Lawmakers in Colorado voted last week to reject a Republican proposal that education funding be a higher priority for the state budget than Medicaid expansion. In my opinion, the state’s Medicaid expansion plan is a good idea, and one that’s worth funding. The alternative is that we continue to have a significant segment of the population without health insurance. That seems wrong from a moral standpoint, but it’s also a financial burden on the hospitals that treat large numbers of uninsureds in Colorado.
Although I believe that education funding is just as important as healthcare funding, the attempt to make it a higher priority seems like posturing and an effort to pick a cause that nearly everyone finds agreeable. Education funding is an easy cause to get behind – except that Republican lawmakers aren’t always so quick to support it. Then again, neither are the voters in Colorado.

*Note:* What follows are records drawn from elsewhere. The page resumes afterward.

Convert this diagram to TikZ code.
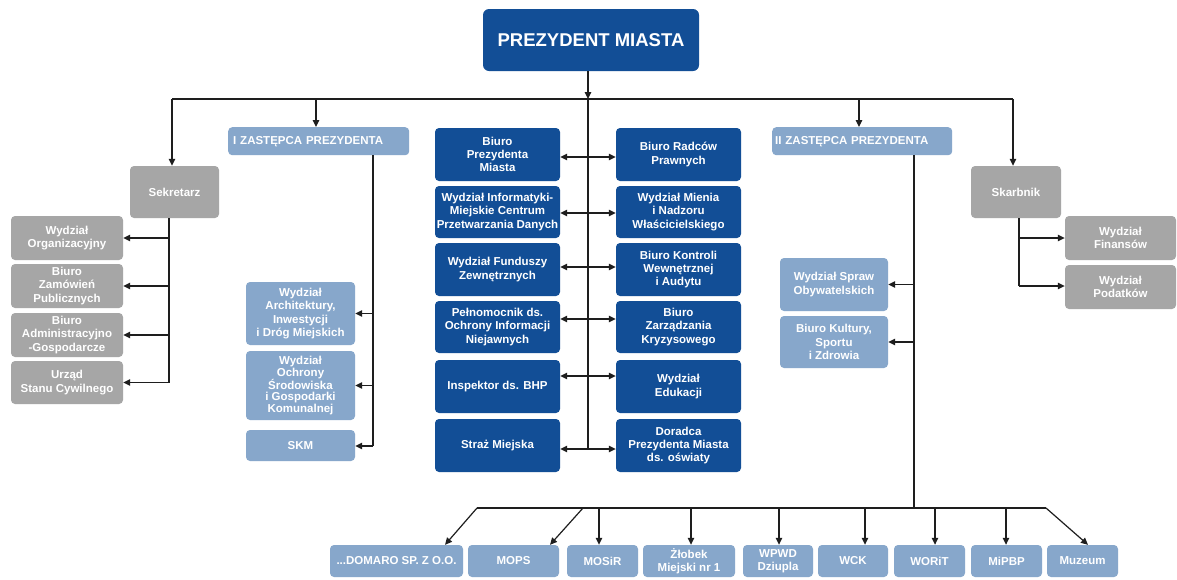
\documentclass[tikz,border=0pt]{standalone}
\usepackage{fontspec}
\setmainfont{Liberation Sans}
\usetikzlibrary{arrows.meta,calc}
\definecolor{dblue}{HTML}{124E96}
\definecolor{lblue}{HTML}{87A7CB}
\definecolor{gbox}{HTML}{A6A6A6}
\definecolor{lnc}{HTML}{1E1E1E}
\tikzset{
  base/.style={rounded corners=4pt, text=white, font=\fontsize{11.5}{13.3}\selectfont\bfseries, align=center, inner sep=1pt, draw=none},
  dbox/.style={base, fill=dblue},
  lbox/.style={base, fill=lblue},
  gbx/.style={base, fill=gbox},
  ln/.style={draw=lnc, line width=1.2pt},
  arr/.style={ln, -{Triangle[length=7pt,width=6.5pt]}},
  darr/.style={ln, {Triangle[length=7pt,width=6.5pt]}-{Triangle[length=7pt,width=6.5pt]}},
}
\newcommand{\bx}[7]{\node[#6, minimum width=#4pt-#2pt, minimum height=#5pt-#3pt] (#1) at ({(#2+#4)/2},{(#3+#5)/2}) {#7};}
\begin{document}
\begin{tikzpicture}[x=1pt,y=-1pt]
\useasboundingbox[fill=white] (0,0) rectangle (1177,579);
% top
\bx{prez}{483}{9}{699}{71}{dbox, rounded corners=6pt, font=\fontsize{18.5}{20}\selectfont\bfseries}{PREZYDENT MIASTA}
% left gray
\bx{sek}{130}{166}{219}{218}{gbx}{Sekretarz}
\bx{wo}{11}{216}{123}{260}{gbx}{Wydział\\Organizacyjny}
\bx{bzp}{11}{264}{123}{308}{gbx}{Biuro\\Zamówień\\Publicznych}
\bx{bag}{11}{313}{123}{357}{gbx}{Biuro\\Administracyjno\\-Gospodarcze}
\bx{usc}{11}{361}{123}{404}{gbx}{Urząd\\Stanu Cywilnego}
% I zastepca
\node[lbox, anchor=north west, minimum width=181pt, minimum height=28pt, text width=171pt, align=left, inner sep=0pt, inner xsep=5pt] (z1) at (228,127) {I ZASTĘPCA PREZYDENTA};
\bx{wa}{246}{282}{355}{345}{lbox}{Wydział\\Architektury,\\Inwestycji\\i Dróg Miejskich}
\bx{wos}{246}{351}{355}{420}{lbox, font=\fontsize{11.5}{11.2}\selectfont\bfseries}{Wydział\\Ochrony\\Środowiska\\i Gospodarki\\Komunalnej}
\bx{skm}{246}{430}{355}{461}{lbox}{SKM}
% center
\bx{l1}{435}{128}{560}{181}{dbox}{Biuro\\Prezydenta\\Miasta}
\bx{l2}{435}{186}{560}{238}{dbox}{Wydział Informatyki-\\Miejskie Centrum\\Przetwarzania Danych}
\bx{l3}{435}{243}{560}{296}{dbox}{Wydział Funduszy\\Zewnętrznych}
\bx{l4}{435}{301}{560}{353}{dbox}{Pełnomocnik ds.\\Ochrony Informacji\\Niejawnych}
\bx{l5}{435}{360}{560}{413}{dbox}{Inspektor ds. BHP}
\bx{l6}{435}{419}{560}{472}{dbox}{Straż Miejska}
\bx{r1}{616}{128}{741}{181}{dbox}{Biuro Radców\\Prawnych}
\bx{r2}{616}{186}{741}{238}{dbox}{Wydział Mienia\\i Nadzoru\\Właścicielskiego}
\bx{r3}{616}{243}{741}{296}{dbox}{Biuro Kontroli\\Wewnętrznej\\i Audytu}
\bx{r4}{616}{301}{741}{353}{dbox}{Biuro\\Zarządzania\\Kryzysowego}
\bx{r5}{616}{360}{741}{413}{dbox}{Wydział\\Edukacji}
\bx{r6}{616}{419}{741}{472}{dbox}{Doradca\\Prezydenta Miasta\\ds. oświaty}
% II zastepca
\node[lbox, anchor=north west, minimum width=180pt, minimum height=28pt, text width=174pt, align=left, inner sep=0pt, inner xsep=3pt] (z2) at (772,127) {II ZASTĘPCA PREZYDENTA};
\bx{wso}{780}{258}{888}{311}{lbox}{Wydział Spraw\\Obywatelskich}
\bx{bk}{780}{316}{888}{368}{lbox}{Biuro Kultury,\\Sportu\\i Zdrowia}
% Skarbnik
\bx{skb}{971}{166}{1061}{218}{gbx}{Skarbnik}
\bx{wf}{1065}{216}{1176}{260}{gbx}{Wydział\\Finansów}
\bx{wp}{1065}{265}{1176}{309}{gbx}{Wydział\\Podatków}
% bottom
\bx{b1}{330}{545}{463}{577}{lbox}{...DOMARO SP. Z O.O.}
\bx{b2}{468}{545}{559}{577}{lbox}{MOPS}
\bx{b3}{567}{545}{638}{577}{lbox}{MOSiR}
\bx{b4}{643}{545}{735}{577}{lbox}{Żłobek\\Miejski nr 1}
\bx{b5}{743}{545}{813}{577}{lbox}{WPWD\\Dziupla}
\bx{b6}{818}{545}{888}{577}{lbox}{WCK}
\bx{b7}{894}{545}{965}{577}{lbox}{WORiT}
\bx{b8}{971}{545}{1042}{577}{lbox}{MiPBP}
\bx{b9}{1047}{545}{1118}{577}{lbox}{Muzeum}
% coordinates
\coordinate (top) at (588,99);
\coordinate (tl) at (172,99);
\coordinate (tr) at (1013,99);
\coordinate (spineEnd) at (588,449);
\coordinate (sL) at (169,383);
\coordinate (z1s) at (373,446);
\coordinate (z2b) at (914,508);
\coordinate (kL) at (1019,286);
\coordinate (busL) at (477,508);
\coordinate (busR) at (1046,508);
\coordinate (busM) at (583,508);
% top connectors
\draw[arr] (prez.south -| top) -- (top);
\draw[ln] (tl) -- (tr);
\draw[arr] (tl) -- (sek.north -| tl);
\draw[arr] (316,99) -- (z1.north -| 316,0);
\draw[arr] (859,99) -- (z2.north -| 859,0);
\draw[arr] (tr) -- (skb.north -| tr);
\draw[ln] (top) -- (spineEnd);
% sekretarz
\draw[ln] (sek.south -| sL) -- (sL);
\foreach \n in {wo,bzp,bag,usc}{\draw[arr] (\n.east -| sL) -- (\n.east);}
% I zastepca
\draw[ln] (z1.south -| z1s) -- (z1s);
\draw[arr] (wa.east -| z1s) -- (wa.east);
\draw[arr] (wos.east -| z1s) -- (wos.east);
\draw[arr] (z1s) -- (skm.east |- z1s);
% center
\draw[darr] (l1.east |- 0,157) -- (r1.west |- 0,157);
\draw[darr] (l2.east |- 0,213) -- (r2.west |- 0,213);
\draw[darr] (l3.east |- 0,267) -- (r3.west |- 0,267);
\draw[darr] (l4.east |- 0,319) -- (r4.west |- 0,319);
\draw[darr] (l5.east |- 0,376) -- (r5.west |- 0,376);
\draw[darr] (l6.east |- 0,449) -- (r6.west |- 0,449);
% II zastepca
\draw[ln] (z2.south -| z2b) -- (z2b);
\draw[arr] (wso.east -| z2b) -- (wso.east);
\draw[arr] (bk.east -| z2b) -- (bk.east);
% skarbnik
\draw[ln] (skb.south -| kL) -- (kL);
\draw[arr] (wf.west -| kL) -- (wf.west);
\draw[arr] (kL) -- (wp.west |- kL);
% bottom bus
\draw[ln] (busL) -- (busR);
\draw[arr] (busL) -- (b1.north -| 445,0);
\draw[arr] (busM) -- (b2.north -| 550,0);
\draw[arr] (599,508) -- (b3.north -| 599,0);
\draw[arr] (691,508) -- (b4.north -| 691,0);
\draw[arr] (779,508) -- (b5.north -| 779,0);
\draw[arr] (865,508) -- (b6.north -| 865,0);
\draw[arr] (935,508) -- (b7.north -| 935,0);
\draw[arr] (1006,508) -- (b8.north -| 1006,0);
\draw[arr] (busR) -- (b9.north -| 1088,0);
\end{tikzpicture}
\end{document}
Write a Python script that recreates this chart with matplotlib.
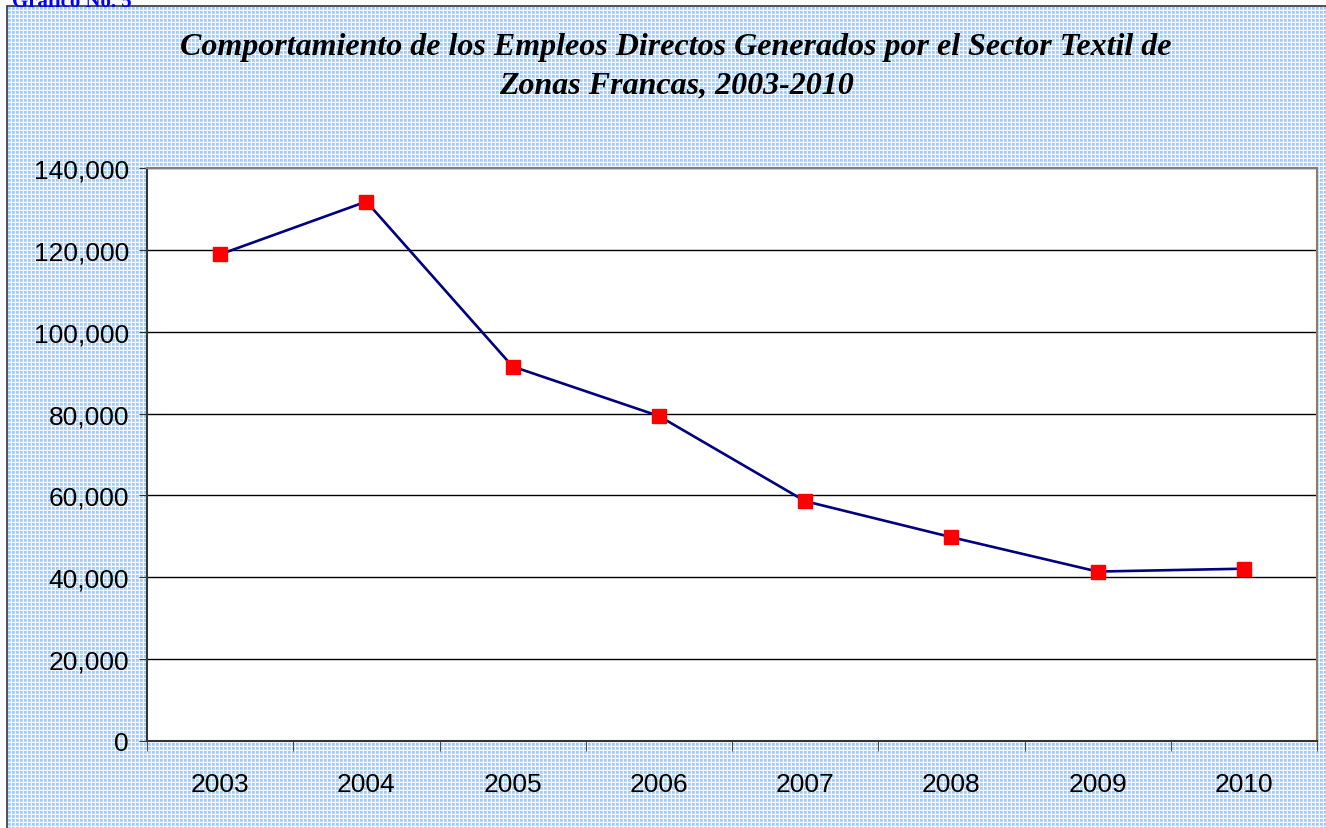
import numpy as np
import matplotlib.pyplot as plt
from matplotlib.patches import Rectangle

years = ["2003", "2004", "2005", "2006", "2007", "2008", "2009", "2010"]
empleos = [118900, 131800, 91500, 79400, 58600, 49800, 41400, 42100]
y_ticks = [0, 20000, 40000, 60000, 80000, 100000, 120000, 140000]

W, H = 1326, 829
fig = plt.figure(figsize=(W / 100, H / 100), dpi=100)
fig.patch.set_facecolor("white")

# checkered light-blue background, like the Excel fill
yy, xx = np.mgrid[0:H, 0:W]
chk = ((xx // 2) % 2 == 0) & ((yy // 2) % 2 == 0)
bg = np.ones((H, W, 3))
bg[:] = np.array([0xb3, 0xd9, 0xff]) / 255
bg[chk] = np.array([0x99, 0xcc, 0xff]) / 255
bg[((xx % 4) == 3) | ((yy % 4) == 3)] = np.array([0xf4, 0xf9, 0xff]) / 255
bg[:7, :] = 1.0
bg[:, :7] = 1.0
fig.figimage(bg, xo=0, yo=0, origin="upper", zorder=0)

# chart frame
fig.add_artist(Rectangle((7 / W, -0.05), 1.05, (H - 7) / H + 0.05,
                         transform=fig.transFigure, fill=False,
                         edgecolor="#333333", linewidth=1.2, zorder=1))

# caption sits half above the page edge, as in the source
fig.text(12 / W, 1 - 2 / H, "Gráfico No. 5", color="#0000ff",
         family="Liberation Serif", fontweight="bold", fontsize=15,
         ha="left", va="center", zorder=3)

fig.text(676 / W, 1 - 48 / H,
         "Comportamiento de los Empleos Directos Generados por el Sector Textil de",
         family="Liberation Serif", fontweight="bold", style="italic",
         fontsize=23, ha="center", va="center", zorder=3)
fig.text(676 / W, 1 - 86 / H, "Zonas Francas, 2003-2010",
         family="Liberation Serif", fontweight="bold", style="italic",
         fontsize=23, ha="center", va="center", zorder=3)

ax = fig.add_axes([147 / W, 87 / H, (1317 - 147) / W, (742 - 169) / H], zorder=2)
ax.set_facecolor("white")
x = np.arange(len(years))
ax.plot(x, empleos, color="#000080", linewidth=1.9, zorder=3)
ax.plot(x, empleos, linestyle="none", marker="s", markersize=10,
        color="#ff0000", markeredgecolor="#ff0000", zorder=4)

ax.set_xlim(-0.5, len(years) - 0.5)
ax.set_ylim(0, 140000)
ax.set_yticks(y_ticks)
ax.set_yticklabels([f"{v:,}" for v in y_ticks], family="Liberation Sans", fontsize=19)
ax.set_xticks(x)
ax.set_xticklabels(years, family="Liberation Sans", fontsize=19)
ax.set_xticks(np.arange(-0.5, len(years)), minor=True)
ax.tick_params(axis="x", which="major", length=0, pad=22)
ax.tick_params(axis="x", which="minor", length=7, color="#333333", direction="out")
ax.tick_params(axis="y", length=6, color="#333333", pad=7)
ax.grid(axis="y", color="black", linewidth=1.0)
ax.set_axisbelow(True)

for s in ["top", "right"]:
    ax.spines[s].set_color("#808080")
    ax.spines[s].set_linewidth(1.5)
for s in ["left", "bottom"]:
    ax.spines[s].set_color("#333333")
    ax.spines[s].set_linewidth(1.5)

fig.savefig("out.png", dpi=100)
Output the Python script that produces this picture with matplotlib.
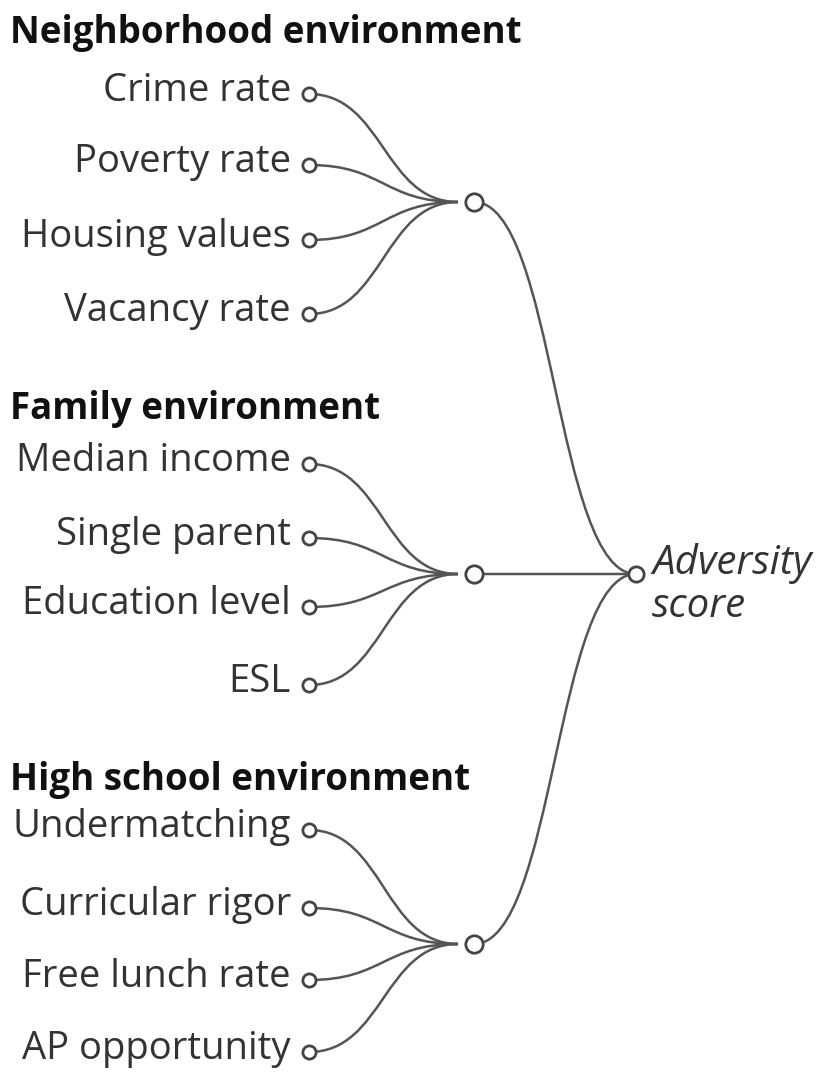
import matplotlib
matplotlib.use("Agg")
import matplotlib.pyplot as plt
from matplotlib.path import Path
from matplotlib.patches import PathPatch

groups = ["Neighborhood environment", "Family environment", "High school environment"]
factors = [
    ["Crime rate", "Poverty rate", "Housing values", "Vacancy rate"],
    ["Median income", "Single parent", "Education level", "ESL"],
    ["Undermatching", "Curricular rigor", "Free lunch rate", "AP opportunity"],
]
result_label = "Adversity\nscore"

# layout in pixel units (y grows downward)
header_y = [33, 409, 780]
row_y = [[94, 165, 240, 314], [464, 538, 607, 685], [830, 908, 980, 1052]]
hub_y = [202, 574, 944]
in_x, hub_x, out_x = 309, 474, 636
line_col = "#555555"

fig = plt.figure(figsize=(8.33, 10.74), dpi=100)
ax = fig.add_axes([0, 0, 1, 1])
ax.set_xlim(0, 833)
ax.set_ylim(1074, 0)
ax.axis("off")

def curve(x0, y0, x1, y1, lw=1.8):
    mx = (x0 + x1) / 2
    p = Path([(x0, y0), (mx, y0), (mx, y1), (x1, y1)],
             [Path.MOVETO, Path.CURVE4, Path.CURVE4, Path.CURVE4])
    ax.add_patch(PathPatch(p, fill=False, edgecolor=line_col, lw=lw, zorder=1))

def node(x, y, ms=9.5):
    ax.plot([x], [y], "o", ms=ms, mfc="white", mec="#444444", mew=2.0, zorder=3)

for g, name in enumerate(groups):
    ax.text(10, header_y[g], name, fontsize=26.5, fontweight="bold", family="Open Sans",
            ha="left", va="center", color="#111111")
    for i, lab in enumerate(factors[g]):
        y = row_y[g][i]
        ax.text(291, y - 3, lab, fontsize=27.5, family="Open Sans", ha="right", va="center",
                color="#333333")
        curve(in_x, y, hub_x - 16, hub_y[g])
        node(in_x, y)
    curve(hub_x, hub_y[g], out_x, 574)
    node(hub_x, hub_y[g], ms=12.5)

node(out_x, 574, ms=11)
ax.text(652, 585, result_label, fontsize=29, family="Open Sans", style="italic",
        ha="left", va="center", color="#333333", linespacing=1.05)

fig.savefig("out.png", dpi=100)
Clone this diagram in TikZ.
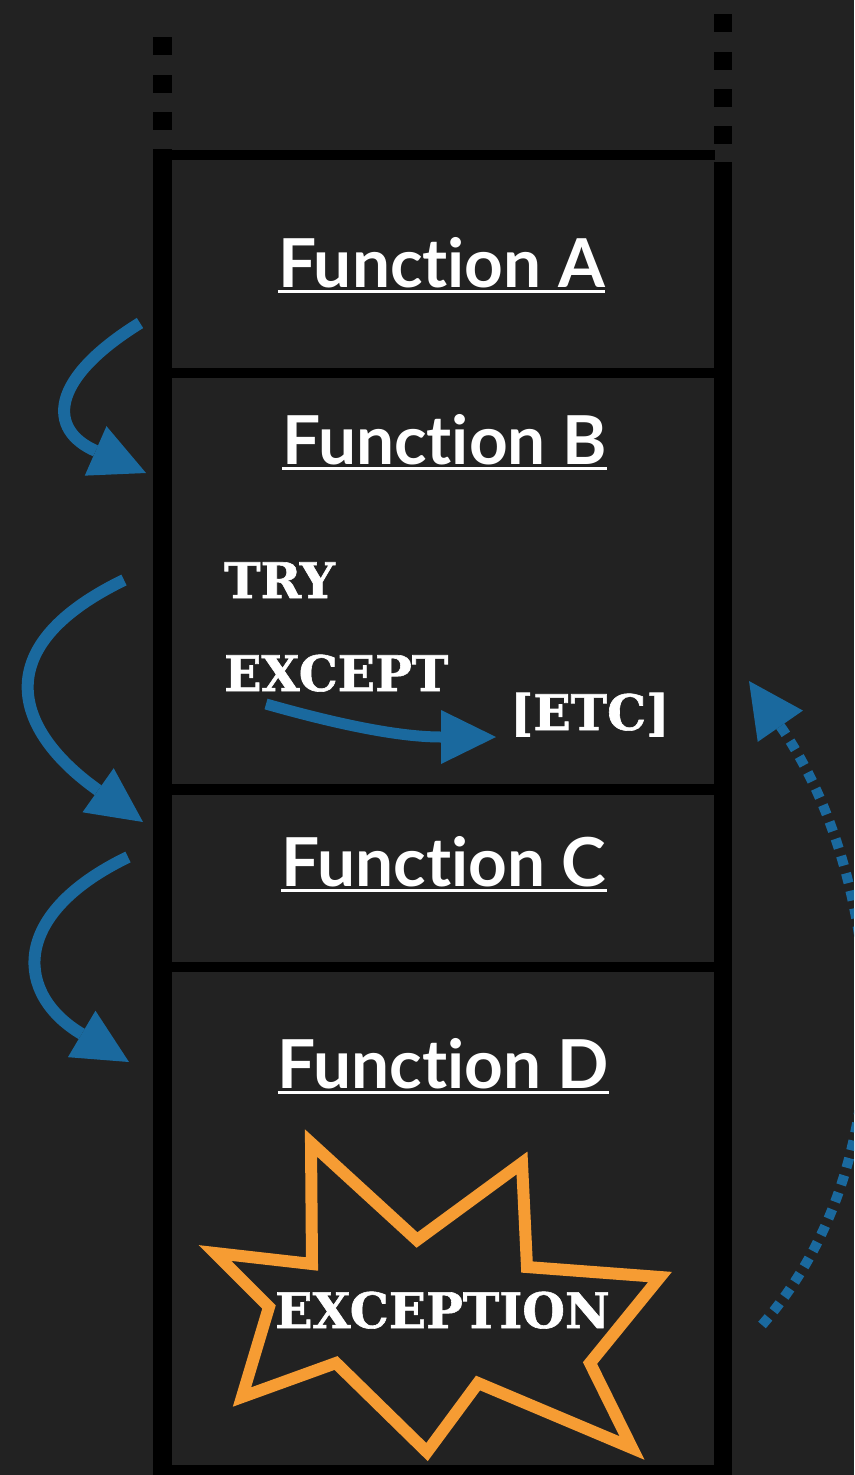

Medicaid expansion and the subsidies that will help pay for health insurance for families earning up to 400% of FPL starting next year are both an integral part of getting many of the hundreds of thousands of currently uninsured Coloradans covered by health insurance. Both of these measures require funding via tax dollars, but without them we would likely continue to have a large uninsured population. The Medicaid expansion work that Colorado has done over the last few years had earned the state several large federal grants, but the focus thus far has primarily been on expanding access to coverage for low income children. The state’s rules didn’t allow Medicaid coverage for most childless adults, even those with very low incomes. A change in those guidelines to allow more people to be covered by health insurance – and thus have realistic access to healthcare – is a step in the right direction.